Edison Never Told Federal Regulators Of San Onofre Equipment Design Flaw
Overlooked in the saga of the 2012 failure of the steam generators at the now shuttered San Onofre Nuclear Generating Station is what the owner told federal regulators about the equipment before it was installed.
In the 19 months before that critical meeting with federal regulators, Edison executives knew of a flaw in the new steam generator design, according to records.
Steam too hot to handle, otherwise known as void fraction, was making its way through the equipment. A consequence could be excessive tube wear, the same problem that led to the permanent closure of San Onofre in 2013.
In 2004 and 2005, then-Edison Vice President Dwight Nunn expressed worry about the matter in two letters to Akira Sawa, general manager at Mitsubishi Heavy Industries — the maker of the steam generators.
“Tube dry out is an undesirable phenomenon as it may eventually result in tube cracking,” wrote Nunn in June 2005. “The information presented to Edison in the most recent Technical Meeting, indicated that for the SONGS RSG (San Onofre Nuclear Generating Station Replacement Steam Generators) the expected void fraction is very high.”
A letter from Mitsubishi to Edison also mentions potential tube wear.
Yet Edison never alerted the NRC about the void fraction problem in its 22-page power point presentation at the June 2006 meeting.
“To know you have a problem and to not inform the regulator that you had a problem raises questions about Edison attempting, in essence, to hide something that could have serious safety significance,” said Daniel Hirsch, nuclear policy lecturer at UC Santa Cruz.
In January 2012, less than a year after the new steam generators were turned on, the void fraction problem caused a tube to spring a radioactive leak. The leak forced Edison to close San Onofre for good. Ratepayers were left with a $3.3 billion tab that included shutdown costs and compensation to Edison for its lost profits on the plant. Customers are also paying billions more for new power plants to make up for the lost energy from San Onofre.
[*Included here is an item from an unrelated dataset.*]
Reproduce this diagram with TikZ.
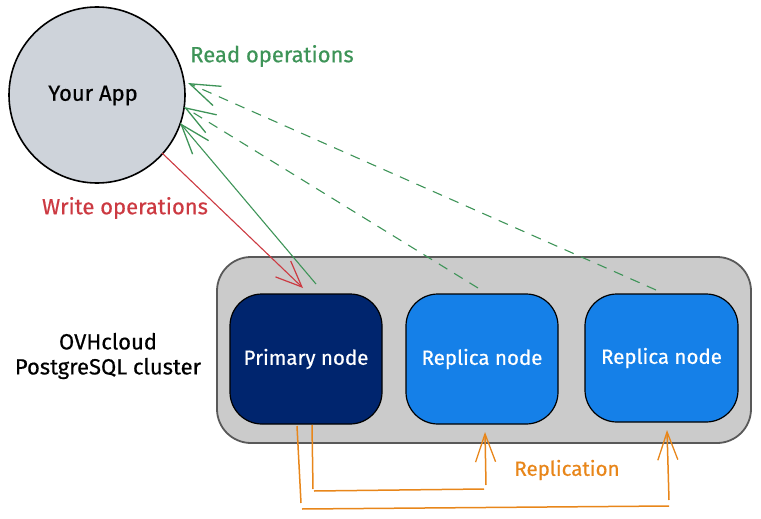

Edison spokeswoman Maureen Brown acknowledged to KPBS in an email that void fraction was not discussed at the June 2006 meeting with the NRC.
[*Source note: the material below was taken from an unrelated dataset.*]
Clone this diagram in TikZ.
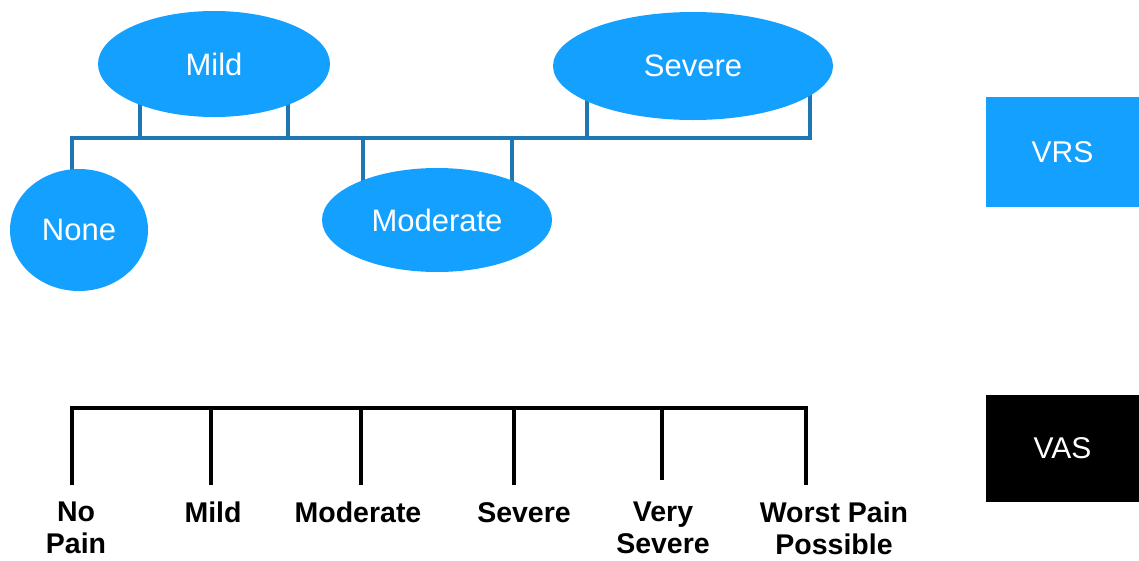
\documentclass[tikz,border=0pt]{standalone}
\usepackage{fontspec}
\setmainfont{Liberation Sans}
\usetikzlibrary{shapes.geometric,backgrounds}
\definecolor{vblue}{RGB}{20,160,255}
\definecolor{lblue}{RGB}{30,118,178}
\tikzset{
  oval/.style={ellipse, fill=vblue, text=white, inner sep=0pt, font=\fontsize{31}{36}\selectfont},
  sbox/.style={rectangle, inner sep=0pt, text=white, font=\fontsize{30}{36}\selectfont},
  bline/.style={draw=lblue, line width=4pt},
  kline/.style={draw=black, line width=4pt},
  lab/.style={font=\bfseries\fontsize{28.5}{32}\selectfont, align=center, anchor=north, inner sep=0pt}
}
\begin{document}
\begin{tikzpicture}[x=1pt,y=-1pt]
\useasboundingbox (0,0) rectangle (1139,560);
% VRS ovals
\node[oval, minimum width=232pt, minimum height=106pt] (mild) at (214,64) {Mild};
\node[oval, minimum width=280pt, minimum height=108pt] (severe) at (693,66) {Severe};
\node[oval, minimum width=138pt, minimum height=122pt] (none) at (79,230) {None};
\node[oval, minimum width=230pt, minimum height=104pt] (moderate) at (437,220) {Moderate};
% bar coordinates
\coordinate (b0) at (72,138);
\coordinate (bm1) at (140,138);
\coordinate (bm2) at (288,138);
\coordinate (bd1) at (363,138);
\coordinate (bd2) at (512,138);
\coordinate (bs1) at (587,138);
\coordinate (bs2) at (810,138);
\begin{pgfonlayer}{background}
\draw[bline, line cap=rect] (b0) -- (bs2);
\draw[bline] (b0) -- (b0 |- none.center);
\draw[bline] (bm1) -- (bm1 |- mild.center);
\draw[bline] (bm2) -- (bm2 |- mild.center);
\draw[bline] (bd1) -- (bd1 |- moderate.center);
\draw[bline] (bd2) -- (bd2 |- moderate.center);
\draw[bline] (bs1) -- (bs1 |- severe.center);
\draw[bline] (bs2) -- (bs2 |- severe.center);
\end{pgfonlayer}
% side boxes
\node[sbox, fill=vblue, minimum width=153pt, minimum height=110pt] (vrs) at (1062.5,152) {VRS};
\node[sbox, fill=black, minimum width=153pt, minimum height=107pt] (vas) at (1062.5,448.5) {VAS};
% VAS scale
\node[lab] (l1) at (76,502) {No\\Pain};
\node[lab] (l2) at (213,502) {Mild};
\node[lab] (l3) at (358,502) {Moderate};
\node[lab] (l4) at (524,502) {Severe};
\node[lab] (l5) at (663,502) {Very\\Severe};
\node[lab] (l6) at (834,502) {Worst Pain\\Possible};
\coordinate (t1) at (72,408);
\coordinate (t2) at (211,408);
\coordinate (t3) at (361,408);
\coordinate (t4) at (514,408);
\coordinate (t5) at (662,408);
\coordinate (t6) at (806,408);
\draw[kline, line cap=rect] (t1) -- (t6);
\draw[kline, shorten >=17pt] (t1) -- (t1 |- l1.north);
\draw[kline, shorten >=17pt] (t2) -- (t2 |- l2.north);
\draw[kline, shorten >=17pt] (t3) -- (t3 |- l3.north);
\draw[kline, shorten >=17pt] (t4) -- (t4 |- l4.north);
\draw[kline, shorten >=22pt] (t5) -- (t5 |- l5.north);
\draw[kline, shorten >=17pt] (t6) -- (t6 |- l6.north);
\end{tikzpicture}
\end{document}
“Mitsubishi assured SCE (Southern California Edison) that void fraction would not be an issue and that the replacement steam generators would operate within specifications,” Brown said.
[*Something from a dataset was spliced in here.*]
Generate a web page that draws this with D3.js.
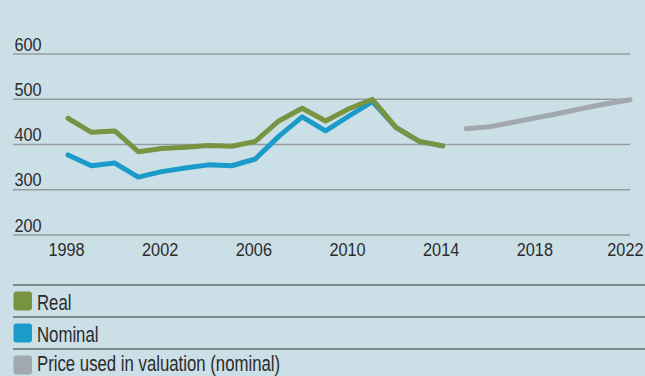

But according to a report by Mitsubishi, the manufacturer did consider fixes for the void fraction problem. They were not implemented, however, because Edison did not want to impede its ability to avoid a license amendment process. It is during that process that federal regulators evaluate safety risks.
The Edison spokeswoman also wrote that “design errors” by Mitsubishi that led to the steam generator failures “did not begin to be identified” until after the 2012 tube leak. But the NRC, in its own 2013 inspection, found that from the time Edison awarded the steam generator contract to Mitsubishi in 2004 until 2006, there were letters, emails, meeting minutes, action item lists and internal memos detailing concerns about void fraction.
And there’s more.
During Edison’s June 2006 presentation to the NRC, the company refers to the equipment design as “improved.” And yet the NRC’s inspection found that Edison failed to verify the adequacy of its design.
The NRC did not respond to a request seeking comment.
San Diego lawyer Mike Aguirre said Edison’s 2006 presentation to the NRC is grounds for a federal investigation.
“It’s against the law for a company to misrepresent material information to a safety regulator,” said Aguirre, who is challenging a settlement agreement that forces customers to pay for most of San Onofre’s closure costs.
Edison has already been cited by the NRC for dishonesty. Federal regulators ordered the company to take integrity training after it falsified fire safety records at the nuclear plant between 2001 and 2006.
“You measure violations of law by their consequences and yet you have a situation here where there was a radiation leak in our own backyard because our own companies were not being straight,” Aguirre said. “What people have to understand is there has not been one single person placed under oath and examined about what happened. If you had a minor car accident in San Diego, there would be a more thorough investigation than what happened here.”
He said the stakes are even higher because Edison is now in charge of more than 3 million pounds of nuclear waste from San Onofre on the shoreline in San Diego County.